--- MATERIAL FOR THE TASK ---

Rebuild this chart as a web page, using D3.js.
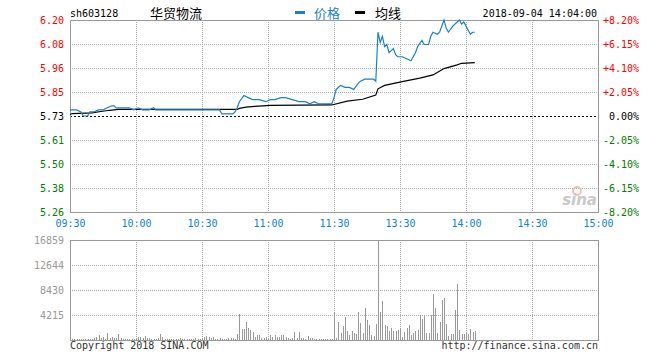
<!DOCTYPE html>
<html>
<head>
<meta charset="utf-8">
<script src="https://cdn.jsdelivr.net/npm/d3@7"></script>
<style>
  body { margin: 0; background: #fff; }
  svg { display: block; font-family: 'DejaVu Sans Mono', monospace; }
</style>
</head>
<body>
<svg width="660" height="360"></svg>
<script>
// header
const code = 'sh603128';
const name = '华贸物流';
const stamp = '2018-09-04 14:04:00';
const prevClose = 5.73;

// axis labels
const pctTicks = [8.2, 6.15, 4.1, 2.05, 0, -2.05, -4.1, -6.15, -8.2];
const priceLabels = ['6.20', '6.08', '5.96', '5.85', '5.73', '5.61', '5.50', '5.38', '5.26'];
const timeTicks = [0, 30, 60, 90, 120, 150, 180, 210, 240];
const timeLabels = ['09:30', '10:00', '10:30', '11:00', '11:30', '13:30', '14:00', '14:30', '15:00'];
const volTicks = [16859, 12644, 8430, 4215];

// price line, [minute index, price]
const priceData = [
  [0, 5.76], [3, 5.76], [5, 5.75], [6, 5.73], [8, 5.73], [9, 5.75], [11, 5.75],
  [13, 5.76], [15, 5.76], [17, 5.77], [19, 5.78], [20, 5.78], [21, 5.77], [23, 5.77],
  [25, 5.77], [27, 5.77], [29, 5.76], [31, 5.77], [33, 5.76], [36, 5.76], [38, 5.77],
  [39, 5.76], [48, 5.76], [55, 5.76], [68, 5.76], [69, 5.74], [74, 5.74], [75, 5.75],
  [76, 5.77], [77, 5.80], [79, 5.83], [81, 5.82], [83, 5.81], [84, 5.81], [86, 5.81],
  [89, 5.80], [91, 5.81], [93, 5.81], [96, 5.82], [98, 5.82], [101, 5.81], [104, 5.80],
  [107, 5.80], [109, 5.79], [111, 5.80], [113, 5.79], [119, 5.79], [120, 5.82],
  [121, 5.86], [123, 5.88], [125, 5.87], [127, 5.87], [129, 5.86], [131, 5.89],
  [132, 5.90], [134, 5.91], [138, 5.91], [139, 5.90], [140, 6.14], [141, 6.09],
  [142, 6.12], [143, 6.07], [144, 6.08], [145, 6.04], [146, 6.05], [147, 6.06],
  [148, 6.03], [149, 6.02], [151, 6.02], [153, 6.01], [155, 6.00], [157, 6.04],
  [158, 6.07], [160, 6.10], [161, 6.08], [163, 6.08], [164, 6.12], [165, 6.14],
  [167, 6.13], [168, 6.14], [170, 6.20], [171, 6.16], [172, 6.14], [174, 6.17],
  [176, 6.19], [177, 6.20], [178, 6.18], [179, 6.19], [180, 6.17], [182, 6.13],
  [183, 6.14], [184, 6.14]
];

// average price line
const avgData = [
  [0, 5.737], [1, 5.742], [10, 5.745], [14, 5.752], [18, 5.758], [22, 5.762],
  [76, 5.762], [77, 5.767], [80, 5.773], [84, 5.777], [91, 5.782], [119, 5.784],
  [126, 5.803], [133, 5.812], [139, 5.833], [140, 5.863], [143, 5.880], [151, 5.898],
  [159, 5.915], [165, 5.931], [170, 5.962], [176, 5.980], [178, 5.988], [184, 5.991]
];

// volume per minute, 09:30 onwards
const volumes = [
  340, 250, 250, 170, 250, 170, 250, 170, 170, 250,
  250, 420, 590, 840, 420, 590, 250, 1180, 340, 510,
  420, 340, 1010, 340, 250, 170, 250, 170, 170, 170, 250,
  510, 590, 420, 670, 340, 420, 250, 170, 250, 340,
  930, 510, 250, 170, 250, 170, 170, 250, 170, 340,
  170, 170, 250, 170, 250, 170, 420, 170, 170, 250,
  510, 670, 590, 340, 510, 250, 170, 420, 250, 170,
  250, 340, 340, 340, 250,
  1010, 4380, 1800, 1850, 3090, 2070, 1690, 1300, 560, 840, 840,
  290, 390, 560, 290, 840, 560, 840, 560, 560, 840, 840, 560, 390, 220,
  290, 1300, 290, 1300, 290, 290, 170, 670, 390, 290,
  170, 170, 250, 170, 170, 170, 170, 170, 170,
  4720, 390, 3030, 1230, 2360, 3880, 1520, 890, 1520, 1230,
  1060, 4720, 2870, 1230, 5400, 3370, 2530, 890, 670, 2700,
  16859, 4720, 6580, 2530, 2360, 1520, 2020, 1520, 1520, 1690,
  1850, 560, 1350, 2020, 2530, 890, 1230, 1520, 1690, 4160,
  3490, 4050, 1230, 1230, 4160, 7760, 5400, 1230, 3030, 6740,
  7130, 2700, 670, 1010, 1010, 5060, 9440, 1690, 1010, 1010,
  1230, 1010, 1850, 1350, 1520
];

const svg = d3.select('svg');

const left = 70;
const right = 598;
const priceTop = 20;
const priceBottom = 212;
const volTop = 240;
const volBottom = 340;

const x = d3.scaleLinear().domain([0, 240]).range([left, right]);
const y = d3.scaleLinear().domain([-8.2, 8.2]).range([priceBottom, priceTop]);
const yVol = d3.scaleLinear().domain([0, 16859]).range([volBottom, volTop]);

function pct(p) {
  return (p / prevClose - 1) * 100;
}

function signColor(v) {
  if (v > 0) return '#f00';
  if (v < 0) return '#008000';
  return '#000';
}

const crisp = v => Math.round(v) + 0.5;

// grids
function drawGrid(top, bottom, rows) {
  const g = svg.append('g')
    .attr('stroke', '#aaa')
    .attr('stroke-dasharray', '1,1')
    .attr('shape-rendering', 'crispEdges');
  g.selectAll('line.v')
    .data(timeTicks.slice(1, -1))
    .enter()
    .append('line')
    .attr('x1', d => crisp(x(d)))
    .attr('x2', d => crisp(x(d)))
    .attr('y1', top)
    .attr('y2', bottom);
  g.selectAll('line.h')
    .data(rows)
    .enter()
    .append('line')
    .attr('x1', left)
    .attr('x2', right)
    .attr('y1', d => crisp(d))
    .attr('y2', d => crisp(d));
}

drawGrid(priceTop, priceBottom, pctTicks.filter(d => d !== 0 && Math.abs(d) !== 8.2).map(y));
drawGrid(volTop, volBottom, volTicks.slice(1).map(yVol));

// zero line
svg.append('line')
  .attr('x1', left)
  .attr('x2', right)
  .attr('y1', crisp(y(0)))
  .attr('y2', crisp(y(0)))
  .attr('stroke', '#000')
  .attr('stroke-dasharray', '2,2')
  .attr('shape-rendering', 'crispEdges');

// frames
[[priceTop, priceBottom], [volTop, volBottom]].forEach(([t, b]) => {
  svg.append('rect')
    .attr('x', left + 0.5)
    .attr('y', t + 0.5)
    .attr('width', right - left)
    .attr('height', b - t)
    .attr('fill', 'none')
    .attr('stroke', '#999')
    .attr('shape-rendering', 'crispEdges');
});

// sina mark
const logo = svg.append('g').attr('opacity', 0.9);
logo.append('circle')
  .attr('cx', 577)
  .attr('cy', 191)
  .attr('r', 4)
  .attr('fill', 'none')
  .attr('stroke', '#f5b5b5')
  .attr('stroke-width', 2);
logo.append('text')
  .attr('x', 597)
  .attr('y', 205)
  .attr('text-anchor', 'end')
  .attr('font-family', 'DejaVu Sans')
  .attr('font-size', 15)
  .attr('font-style', 'italic')
  .attr('font-weight', 'bold')
  .attr('fill', '#c4c4c4')
  .text('sina');

// volume bars
svg.append('g')
  .attr('stroke', '#999')
  .attr('shape-rendering', 'crispEdges')
  .selectAll('line')
  .data(volumes)
  .enter()
  .append('line')
  .attr('x1', (d, i) => crisp(x(i)))
  .attr('x2', (d, i) => crisp(x(i)))
  .attr('y1', yVol(0))
  .attr('y2', d => yVol(d));

// lines
const line = d3.line()
  .x(d => x(d[0]))
  .y(d => y(pct(d[1])));

svg.append('path')
  .datum(avgData)
  .attr('d', line)
  .attr('fill', 'none')
  .attr('stroke', '#000')
  .attr('stroke-width', 1.2);

svg.append('path')
  .datum(priceData)
  .attr('d', line)
  .attr('fill', 'none')
  .attr('stroke', '#1a80cc')
  .attr('stroke-width', 1.2);

// axes
function styleAxis(g) {
  g.select('.domain').remove();
  g.selectAll('text').attr('font-family', 'DejaVu Sans Mono').attr('font-size', 10);
}

svg.append('g')
  .attr('transform', `translate(${left},0)`)
  .call(d3.axisLeft(y).tickValues(pctTicks).tickSize(0).tickPadding(6)
    .tickFormat((d, i) => priceLabels[i]))
  .call(styleAxis)
  .selectAll('text')
  .attr('fill', d => signColor(d));

svg.append('g')
  .attr('transform', `translate(${right},0)`)
  .call(d3.axisRight(y).tickValues(pctTicks).tickSize(0).tickPadding(5)
    .tickFormat(d => (d > 0 ? '+' : '') + d.toFixed(2) + '%'))
  .call(styleAxis)
  .selectAll('text')
  .attr('fill', d => signColor(d))
  .attr('x', d => (d === 0 ? 11 : 5));

svg.append('g')
  .attr('transform', `translate(0,${priceBottom})`)
  .call(d3.axisBottom(x).tickValues(timeTicks).tickSize(0).tickPadding(8)
    .tickFormat((d, i) => timeLabels[i]))
  .call(styleAxis)
  .selectAll('text')
  .attr('fill', '#0a84d4');

svg.append('g')
  .attr('transform', `translate(${left},0)`)
  .call(d3.axisLeft(yVol).tickValues(volTicks).tickSize(0).tickPadding(6)
    .tickFormat(d3.format('d')))
  .call(styleAxis)
  .selectAll('text')
  .attr('fill', '#999');

// header
const header = svg.append('g').attr('font-size', 10).attr('fill', '#000');
header.append('text').attr('x', 70).attr('y', 17).text(code);
header.append('text')
  .attr('x', 150)
  .attr('y', 18)
  .attr('font-family', 'Noto Sans CJK SC')
  .attr('font-size', 13)
  .text(name);

header.append('rect').attr('x', 295).attr('y', 11).attr('width', 10).attr('height', 3).attr('fill', '#1a80cc');
header.append('text')
  .attr('x', 314)
  .attr('y', 18)
  .attr('font-family', 'Noto Sans CJK SC')
  .attr('font-size', 13)
  .attr('fill', '#1a80cc')
  .text('价格');
header.append('rect').attr('x', 355).attr('y', 11).attr('width', 10).attr('height', 3).attr('fill', '#000');
header.append('text')
  .attr('x', 375)
  .attr('y', 18)
  .attr('font-family', 'Noto Sans CJK SC')
  .attr('font-size', 13)
  .text('均线');
header.append('text')
  .attr('x', 597)
  .attr('y', 17)
  .attr('text-anchor', 'end')
  .text(stamp);

// footer
svg.append('text')
  .attr('x', 70)
  .attr('y', 349)
  .attr('font-size', 10)
  .attr('fill', '#333')
  .text('Copyright 2018 SINA.COM');
svg.append('text')
  .attr('x', 598)
  .attr('y', 349)
  .attr('text-anchor', 'end')
  .attr('font-size', 10)
  .attr('fill', '#333')
  .text('http://finance.sina.com.cn');
</script>
</body>
</html>
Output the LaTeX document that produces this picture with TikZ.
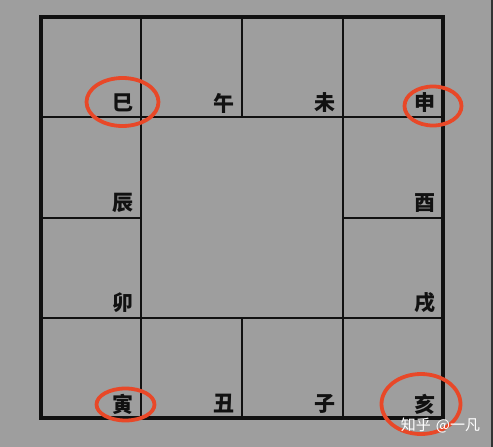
\documentclass[tikz,border=0pt]{standalone}
\usepackage{fontspec}
\newfontfamily\cjk{Noto Sans CJK SC}
\usetikzlibrary{shapes.geometric}
\definecolor{bg}{RGB}{158,158,158}
\definecolor{ring}{RGB}{232,72,40}
\definecolor{ink}{RGB}{17,17,17}
\tikzset{
  branch/.style={font=\cjk\bfseries\fontsize{21}{21}\selectfont, text=ink, inner sep=0pt, anchor=center},
  ringmark/.style={draw=ring, line width=3.8pt, ellipse, inner sep=0pt},
  gridline/.style={draw=ink, line width=2.3pt},
  outerline/.style={draw=ink, line width=3.2pt},
}
\begin{document}
\begin{tikzpicture}[x=1pt,y=-1pt]
\fill[bg] (0,0) rectangle (493,447);
\useasboundingbox (0,0) rectangle (493,447);
\draw[gray!40!black, line width=1.5pt] (491.8,0) -- (491.8,447);
% grid
\coordinate (TL) at (41,17);
\coordinate (BR) at (443,418);
\draw[gridline] (141,17) -- (141,418);
\draw[gridline] (343,17) -- (343,418);
\draw[gridline] (242,17) -- (242,117);
\draw[gridline] (242,318) -- (242,418);
\draw[gridline] (41,117) -- (443,117);
\draw[gridline] (41,318) -- (443,318);
\draw[gridline] (41,218) -- (141,218);
\draw[gridline] (343,218) -- (443,218);
\draw[outerline] (TL) rectangle (BR);
% branches
\node[branch] (si)   at (123,103) {巳};
\node[branch] (wu)   at (224,103) {午};
\node[branch] (wei)  at (325,103) {未};
\node[branch] (shen) at (425,103) {申};
\node[branch] (chen) at (123,203) {辰};
\node[branch] (you)  at (425,203) {酉};
\node[branch] (mao)  at (123,303) {卯};
\node[branch] (xu)   at (425,303) {戌};
\node[branch] (yin)  at (123,404) {寅};
\node[branch] (chou) at (224,404) {丑};
\node[branch] (zi)   at (325,404) {子};
\node[branch] (hai)  at (425,404) {亥};
% rings
\node[ringmark, minimum width=72pt, minimum height=48pt] (r1) at (122.5,102) {};
\node[ringmark, minimum width=57pt, minimum height=39pt] (r2) at (433,106) {};
\node[ringmark, minimum width=58pt, minimum height=32pt] (r3) at (125.5,404.5) {};
\node[ringmark, minimum width=79pt, minimum height=60pt] (r4) at (421,404) {};
% watermark
\node[font=\cjk\fontsize{15}{15}\selectfont, text=white, inner sep=0pt] (wm) at (440.5,425) {知乎\hspace{5pt}@一凡};
\end{tikzpicture}
\end{document}
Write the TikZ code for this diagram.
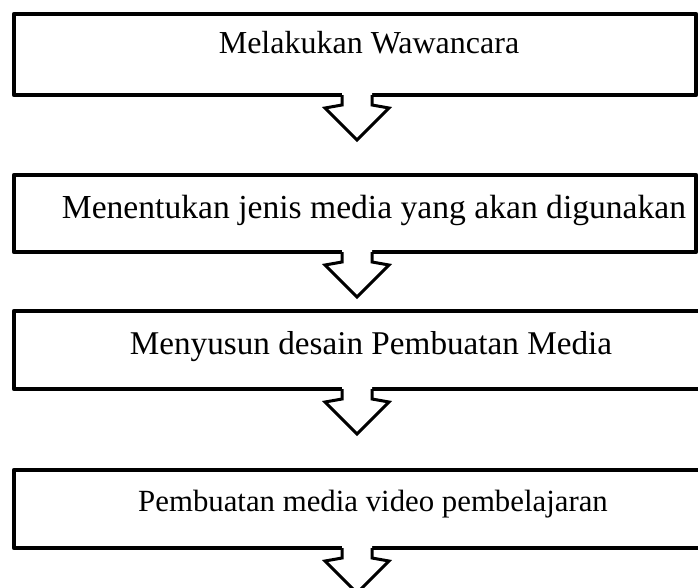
\documentclass[tikz,border=0pt]{standalone}
\usepackage{fontspec}
\setmainfont{Liberation Serif}
\begin{document}
\begin{tikzpicture}[x=1pt,y=-1pt,
  box/.style={draw=black,line width=4.5pt,line join=round,rectangle,inner sep=0pt,outer sep=0pt,anchor=north west},
  label/.style={anchor=base,inner sep=0pt},
  arrowline/.style={draw=black,line width=3pt,line join=miter},
  blockarrow/.pic={
    \fill[white] (-15,-3) -- (-15,10) -- (-32,13) -- (0,45) -- (32,13) -- (15,10) -- (15,-3) -- cycle;
    \draw[arrowline] (-15,0) -- (-15,10) -- (-32,13) -- (0,45) -- (32,13) -- (15,10) -- (15,0);
  }]
\useasboundingbox (0,0) rectangle (698,587);
\clip (0,0) rectangle (698,587);
\coordinate (ax) at (357,0);
\node[box,minimum width=682pt,minimum height=81pt] (b1) at (14,14) {};
\node[box,minimum width=682pt,minimum height=77pt] (b2) at (14,175) {};
\node[box,minimum width=720pt,minimum height=78pt] (b3) at (14,311) {};
\node[box,minimum width=720pt,minimum height=78pt] (b4) at (14,470) {};
\node[label,font=\fontsize{32}{38}\selectfont] (t1) at (369,53) {Melakukan Wawancara};
\node[label,font=\fontsize{33.6}{40}\selectfont] (t2) at (374,218) {Menentukan jenis media yang akan digunakan};
\node[label,font=\fontsize{33.2}{40}\selectfont] (t3) at (371,354) {Menyusun desain Pembuatan Media};
\node[label,font=\fontsize{30.8}{37}\selectfont] (t4) at (373,511) {Pembuatan media video pembelajaran};
\pic at (b1.south -| ax) {blockarrow};
\pic at (b2.south -| ax) {blockarrow};
\pic at (b3.south -| ax) {blockarrow};
\pic at (b4.south -| ax) {blockarrow};
\end{tikzpicture}
\end{document}
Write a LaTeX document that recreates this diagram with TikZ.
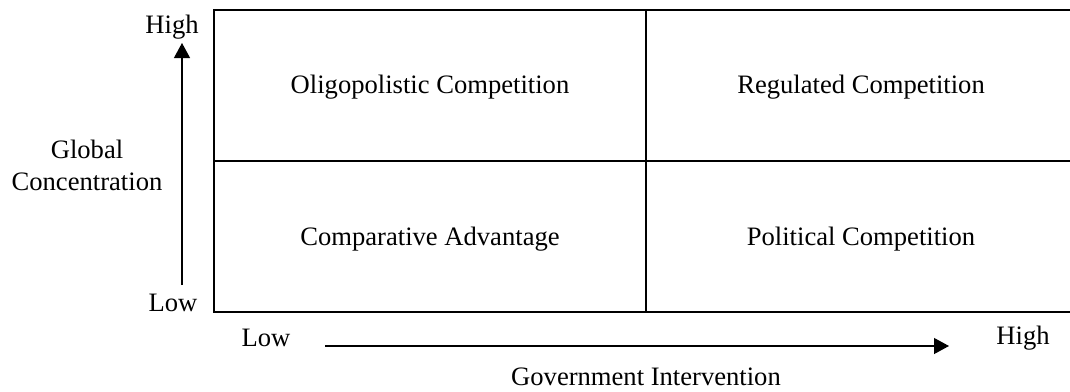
\documentclass[tikz,border=0pt]{standalone}
\usepackage{fontspec}
\setmainfont{Liberation Serif}
\usetikzlibrary{arrows.meta}

\begin{document}
\begin{tikzpicture}[x=0.5pt,y=-0.5pt]
        \tikzset{every node/.style={font=\fontsize{13.3}{16}\selectfont, inner sep=0pt},
                grid line/.style={line width=1pt},
                axis arrow/.style={line width=0.6pt, -{Triangle[width=8pt,length=7.5pt]}}}
        \useasboundingbox (0,0) rectangle (1070,391);
        % quadrant frame
        \draw[grid line] (214,10) rectangle (1076,312);
        \draw[grid line] (646,10) -- (646,312);
        \draw[grid line] (214,161) -- (1076,161);
        % quadrant labels
        \node (oligo) at (430,87) {Oligopolistic Competition};
        \node (regul) at (861,87) {Regulated Competition};
        \node (compar) at (430,239) {Comparative Advantage};
        \node (polit) at (861,239) {Political Competition};
        % vertical axis
        \node (yhigh) at (172,27) {High};
        \node (ylow) at (173,303) {Low};
        \node[align=center] (ylabel) at (87,165) {Global\\Concentration};
        \coordinate (ystart) at (182,285);
        \coordinate (yend) at (182,43);
        \draw[axis arrow] (ystart) -- (yend);
        % horizontal axis
        \node (xlow) at (266,338) {Low};
        \node (xhigh) at (1023,338) {High};
        \node (xlabel) at (646,377) {Government Intervention};
        \coordinate (xstart) at (325,346);
        \coordinate (xend) at (949,346);
        \draw[axis arrow] (xstart) -- (xend);
\end{tikzpicture}
\end{document}
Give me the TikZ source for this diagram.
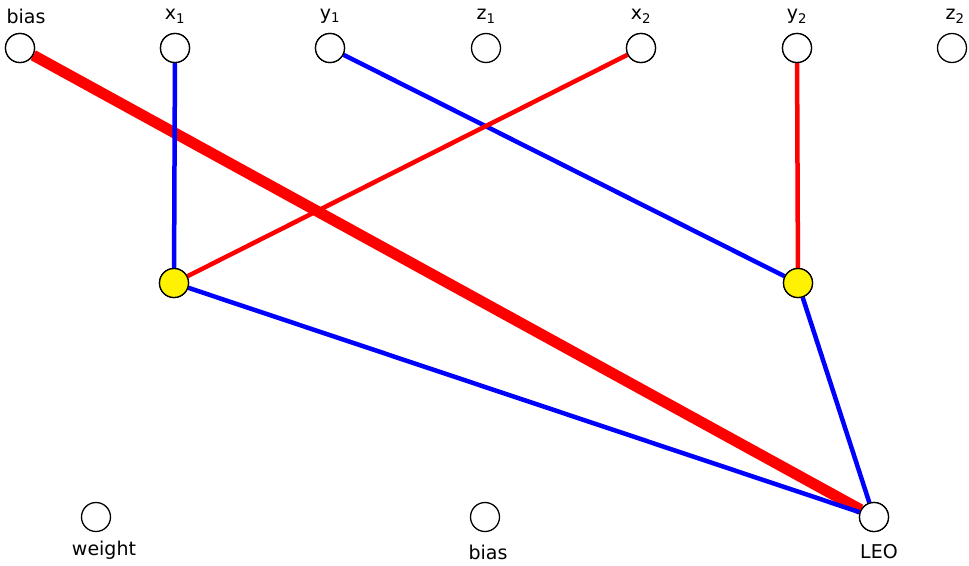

---

§ **WHAT TO WORK ON**:
Take the records above from their first line through the line with "const volTicks = [16859, 12644, 8430, 4215];" and set those lines down word for word, minus the pictures.

§ **RESPONSE FOR THIS EXERCISE**:
Rebuild this chart as a web page, using D3.js.
<!DOCTYPE html>
<html>
<head>
<meta charset="utf-8">
<script src="https://cdn.jsdelivr.net/npm/d3@7"></script>
<style>
  body { margin: 0; background: #fff; }
  svg { display: block; font-family: 'DejaVu Sans Mono', monospace; }
</style>
</head>
<body>
<svg width="660" height="360"></svg>
<script>
// header
const code = 'sh603128';
const name = '华贸物流';
const stamp = '2018-09-04 14:04:00';
const prevClose = 5.73;

// axis labels
const pctTicks = [8.2, 6.15, 4.1, 2.05, 0, -2.05, -4.1, -6.15, -8.2];
const priceLabels = ['6.20', '6.08', '5.96', '5.85', '5.73', '5.61', '5.50', '5.38', '5.26'];
const timeTicks = [0, 30, 60, 90, 120, 150, 180, 210, 240];
const timeLabels = ['09:30', '10:00', '10:30', '11:00', '11:30', '13:30', '14:00', '14:30', '15:00'];
const volTicks = [16859, 12644, 8430, 4215];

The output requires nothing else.